Maintenant que De Gaulle, Mitterrand et même Foccart
sont morts, le vrai maître de la Françafrique, plus que
Charles Pasqua,
est
le roi du Maroc. Jacques Chirac et Lionel Jospin le savent
bien lorsqu'ils vont s'incliner, le plus souvent possible, aux pieds de
Sa Majesté Hassan II, qui a la bonté de les recevoir dans ses palais,
en toute simplicité.
Réciproquement, les dictateurs de Françafrique savent qu'ils ont besoin
de leurs amis français au moins à chaque fois que le peuple gronde trop
fort. Les divisions spéciales de l'armée néocoloniale interviennent
aussi souvent que nécessaire. Ces troupes d'élite, qui ont l'occasion de
faire l'épreuve du feu de façon quasiment ininterrompue, comptent parmi
les meilleures du monde. L'intervention française est, d'ordinaire,
extrêmement efficace. Les seules batailles perdues par l'empire sont
celles où, pour des raisons politiques, l'armée française ne peut pas
intervenir directement et doit s'en remettre à des troupes alliées ou
mercenaires.
La France est aussi utile pour « arranger » les résultats
électoraux, lorsqu'il arrive qu'un dictateur « ami » doive lâcher
du lest et en passer par des consultations populaires. Les experts de la
DGSE sont très bons pour ce qui est de bourrer des urnes ou de
manipuler l'ordinateur qui centralise les votes. Ils vous transforment
en un tour de main un raz de marée de l'opposition en une honorable
victoire du gouvernement en place.
Mais, pour décrire le système inventé jadis par
Jacques Foccart
et enrichi au fil des ans par ses divers successeurs, il faudrait
des pages et des pages.
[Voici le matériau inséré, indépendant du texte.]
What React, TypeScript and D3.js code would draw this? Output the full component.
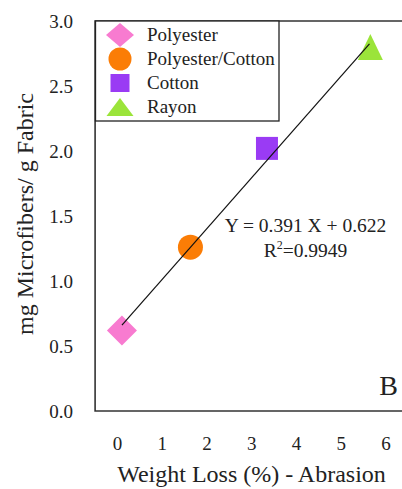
import React from 'react';
import * as d3 from 'd3';

// fabric types and their measured values
const fabrics = ['Polyester', 'Polyester/Cotton', 'Cotton', 'Rayon'];
const weightLoss = [0.1, 1.63, 3.34, 5.65];
const microfibers = [0.62, 1.26, 2.02, 2.8];
const fabricColors = ['#f87bd0', '#fb7d06', '#9a3bf4', '#9be43a'];
const fabricShapes = ['diamond', 'circle', 'square', 'triangle'];

const xTicks = [0, 1, 2, 3, 4, 5, 6];
const yTicks = [0.0, 0.5, 1.0, 1.5, 2.0, 2.5, 3.0];

const slope = 0.391;
const intercept = 0.622;

const W = 402;
const H = 489;
const FONT = "'Liberation Serif', 'Times New Roman', Times, serif";

// marker sizes [w, h] on the plot and in the legend
const markerSize = [[30, 30], [25, 25], [22, 23], [25, 26]];
const legendSize = [[28, 24], [23, 23], [19, 18], [27, 18]];

function marker(shape: string, w: number, h: number) {
  const p = d3.path();
  if (shape === 'diamond') {
    p.moveTo(0, -h / 2); p.lineTo(w / 2, 0); p.lineTo(0, h / 2); p.lineTo(-w / 2, 0); p.closePath();
  } else if (shape === 'circle') {
    p.moveTo(w / 2, 0); p.arc(0, 0, w / 2, 0, Math.PI * 2);
  } else if (shape === 'square') {
    p.rect(-w / 2, -h / 2, w, h);
  } else {
    p.moveTo(0, -h / 2); p.lineTo(w / 2, h / 2); p.lineTo(-w / 2, h / 2); p.closePath();
  }
  return p.toString();
}

const txt = { fontFamily: FONT, fill: '#222' };

export default function App() {
  const x = d3.scaleLinear().domain([-0.5, 6.5]).range([95.1, 408.4]);
  const y = d3.scaleLinear().domain([0, 3]).range([411, 21]);

  const fitX = [weightLoss[0], weightLoss[weightLoss.length - 1] - 0.02];
  const fitLine = d3.line<number>()
    .x(d => x(d))
    .y(d => y(slope * d + intercept));

  const [x0] = x.range();
  const [yb, yt] = y.range();
  const x1 = W + 5;

  return (
    <div style={{ position: 'fixed', left: 0, top: 0 }}>
      <svg width={W} height={H} style={{ display: 'block', background: '#fff', fontFamily: FONT }}>
        {/* frame */}
        <path d={`M${x1},${yt}H${x0}V${yb}H${x1}`} fill="none" stroke="#333" strokeWidth={1.6} />

        {/* y ticks */}
        {yTicks.map(t => (
          <text key={t} x={73} y={y(t)} dy="0.35em" textAnchor="end" fontSize={19} style={txt}>
            {t.toFixed(1)}
          </text>
        ))}

        {/* x ticks */}
        {xTicks.map(t => (
          <text key={t} x={x(t)} y={450} textAnchor="middle" fontSize={19} style={txt}>
            {t}
          </text>
        ))}

        {/* axis titles */}
        <text x={251.5} y={482} textAnchor="middle" fontSize={24} style={txt}>
          Weight Loss (%) - Abrasion
        </text>
        <text transform={`translate(33,214) rotate(-90)`} textAnchor="middle" fontSize={24} style={txt}>
          mg Microfibers/ g Fabric
        </text>

        {/* data points */}
        {fabrics.map((f, i) => (
          <path
            key={f}
            d={marker(fabricShapes[i], markerSize[i][0], markerSize[i][1])}
            transform={`translate(${x(weightLoss[i])},${y(microfibers[i])})`}
            fill={fabricColors[i]}
          />
        ))}

        {/* regression line */}
        <path d={fitLine(fitX) || ''} fill="none" stroke="#111" strokeWidth={1.2} />

        {/* equation */}
        <text x={305.5} y={232} textAnchor="middle" fontSize={19.5} style={txt}>
          Y = 0.391 X + 0.622
        </text>
        <text x={305.5} y={257} textAnchor="middle" fontSize={19.5} style={txt}>
          R<tspan dy={-8} fontSize={12}>2</tspan><tspan dy={8}>=0.9949</tspan>
        </text>

        {/* panel letter */}
        <text x={398} y={395} textAnchor="end" fontSize={28} style={txt}>B</text>

        {/* legend */}
        <rect x={95.5} y={21} width={183.5} height={100} fill="#fff" stroke="#222" strokeWidth={1.3} />
        {fabrics.map((f, i) => {
          const ly = 35 + i * 24;
          return (
            <g key={f}>
              <path d={marker(fabricShapes[i], legendSize[i][0], legendSize[i][1])} transform={`translate(120,${ly})`} fill={fabricColors[i]} />
              <text x={147} y={ly + 6} fontSize={19} style={txt}>{f}</text>
            </g>
          );
        })}
      </svg>
    </div>
  );
}
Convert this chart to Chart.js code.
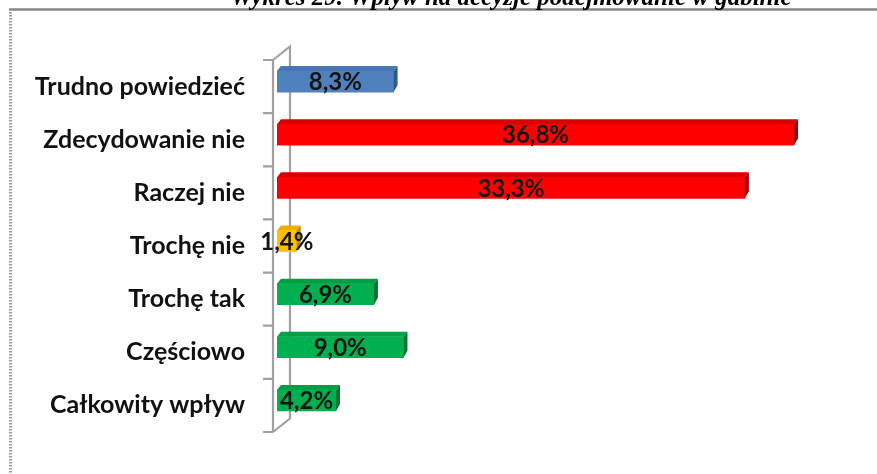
<!DOCTYPE html>
<html><head><meta charset="utf-8">
<script src="https://cdn.jsdelivr.net/npm/chart.js@4/dist/chart.umd.min.js"></script>
<style>html,body{margin:0;padding:0;background:#fff;}canvas{display:block;}</style>
</head><body>
<canvas id="c" width="877" height="474"></canvas>
<script>
const titleText = 'Wykres 29. Wpływ na decyzje podejmowanie w gabinie';
const categories = ['Trudno powiedzieć','Zdecydowanie nie','Raczej nie','Trochę nie','Trochę tak','Częściowo','Całkowity wpływ'];
const values = [8.3, 36.8, 33.3, 1.4, 6.9, 9.0, 4.2];
const valueLabels = ['8,3%','36,8%','33,3%','1,4%','6,9%','9,0%','4,2%'];

const palette = {
  blue:   {front:'#4F81BD', top:'#4677B4', side:'#2F5A8F'},
  red:    {front:'#FF0000', top:'#D80000', side:'#A00000'},
  yellow: {front:'#FFC000', top:'#ECAE00', side:'#B88A00'},
  green:  {front:'#00B050', top:'#009E46', side:'#007633'}
};
const colorKeys = ['blue','red','red','yellow','green','green','green'];

const DEPTH = {dx:4, dy:-5};
const WALL = {dx:17, dy:-13.5, shift:5};

const threeD = {
  id:'threeD',
  beforeDraw(chart){
    const ctx = chart.ctx;
    ctx.save();
    ctx.fillStyle = '#fff';
    ctx.fillRect(0,0,chart.width,chart.height);
    ctx.strokeStyle = '#858585';
    ctx.lineWidth = 2.5;
    ctx.beginPath(); ctx.moveTo(9,9.5); ctx.lineTo(chart.width,9.5); ctx.stroke();
    ctx.strokeStyle = '#9a9a9a';
    ctx.lineWidth = 3;
    ctx.setLineDash([1.5,1.5]);
    ctx.beginPath(); ctx.moveTo(10.5,9); ctx.lineTo(10.5,chart.height); ctx.stroke();
    ctx.setLineDash([]);
    ctx.fillStyle = '#000';
    ctx.font = 'italic bold 25px "Liberation Serif"';
    ctx.textAlign = 'center';
    ctx.textBaseline = 'alphabetic';
    ctx.fillText(titleText, 511, 5);
    ctx.restore();
  },
  beforeDatasetsDraw(chart){
    const ctx = chart.ctx, a = chart.chartArea;
    const fx = a.left - 4, bx = fx + WALL.dx;
    const top = a.top + WALL.shift, bot = a.bottom + WALL.shift;
    ctx.save();
    ctx.strokeStyle = '#a0a0a0';
    ctx.lineWidth = 2.2;
    ctx.beginPath();
    ctx.moveTo(fx, top); ctx.lineTo(fx, bot);
    ctx.moveTo(fx, top); ctx.lineTo(bx, top + WALL.dy);
    ctx.lineTo(bx, bot + WALL.dy);
    ctx.lineTo(fx, bot);
    const n = categories.length;
    const step = (a.bottom - a.top) / n;
    for (let i = 0; i <= n; i++) {
      const y = a.top + i*step + WALL.shift;
      ctx.moveTo(fx - 10, y); ctx.lineTo(fx, y);
    }
    ctx.stroke();
    ctx.restore();
  },
  afterDatasetsDraw(chart){
    const ctx = chart.ctx;
    const meta = chart.getDatasetMeta(0);
    ctx.save();
    meta.data.forEach((bar, i) => {
      const p = palette[colorKeys[i]];
      const {x, y, base, height} = bar.getProps(['x','y','base','height'], true);
      const t = y - height/2, b = y + height/2;
      ctx.fillStyle = p.top;
      ctx.beginPath();
      ctx.moveTo(base, t); ctx.lineTo(x, t); ctx.lineTo(x + DEPTH.dx, t + DEPTH.dy); ctx.lineTo(base + DEPTH.dx, t + DEPTH.dy);
      ctx.closePath(); ctx.fill();
      ctx.fillStyle = p.side;
      ctx.beginPath();
      ctx.moveTo(x, t); ctx.lineTo(x + DEPTH.dx, t + DEPTH.dy); ctx.lineTo(x + DEPTH.dx, b + DEPTH.dy - 2); ctx.lineTo(x, b);
      ctx.closePath(); ctx.fill();
    });
    ctx.fillStyle = '#141414';
    ctx.font = 'bold 24px Lato';
    ctx.textAlign = 'center';
    ctx.textBaseline = 'middle';
    meta.data.forEach((bar, i) => {
      const {x, y, base} = bar.getProps(['x','y','base'], true);
      ctx.fillText(valueLabels[i], (base + x)/2, y + 1);
    });
    ctx.restore();
  }
};

new Chart(document.getElementById('c'), {
  type:'bar',
  data:{
    labels: categories,
    datasets:[{
      data: values,
      backgroundColor: colorKeys.map(k => palette[k].front),
      borderWidth: 0,
      barThickness: 21
    }]
  },
  options:{
    indexAxis:'y',
    responsive:false,
    devicePixelRatio:1,
    animation:false,
    layout:{padding:{top:55, bottom:33, right:38, left:0}},
    plugins:{legend:{display:false}, tooltip:{enabled:false}, title:{display:false}},
    scales:{
      x:{display:false, min:0, max:40},
      y:{
        grid:{display:false, drawTicks:false},
        border:{display:false},
        ticks:{color:'#111', font:{family:'Lato', size:25, weight:'bold'}, padding:32, labelOffset:5},
        afterFit(s){ s.width = 277; }
      }
    }
  },
  plugins:[threeD]
});
</script>
</body></html>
Disons simplement que sa complexité et son
caractère bien souvent délictueux, voire criminel, sont tels
qu'il ne peut d'aucune façon être géré par le fonctionnement ordinaire
de l'État. C'est pourquoi fut institué
le « domaine réservé »
du président de la République :
Foccart
pouvait y faire sa cuisine en paix sous la très haute autorité que la
Vème République accorde au chef de l'État.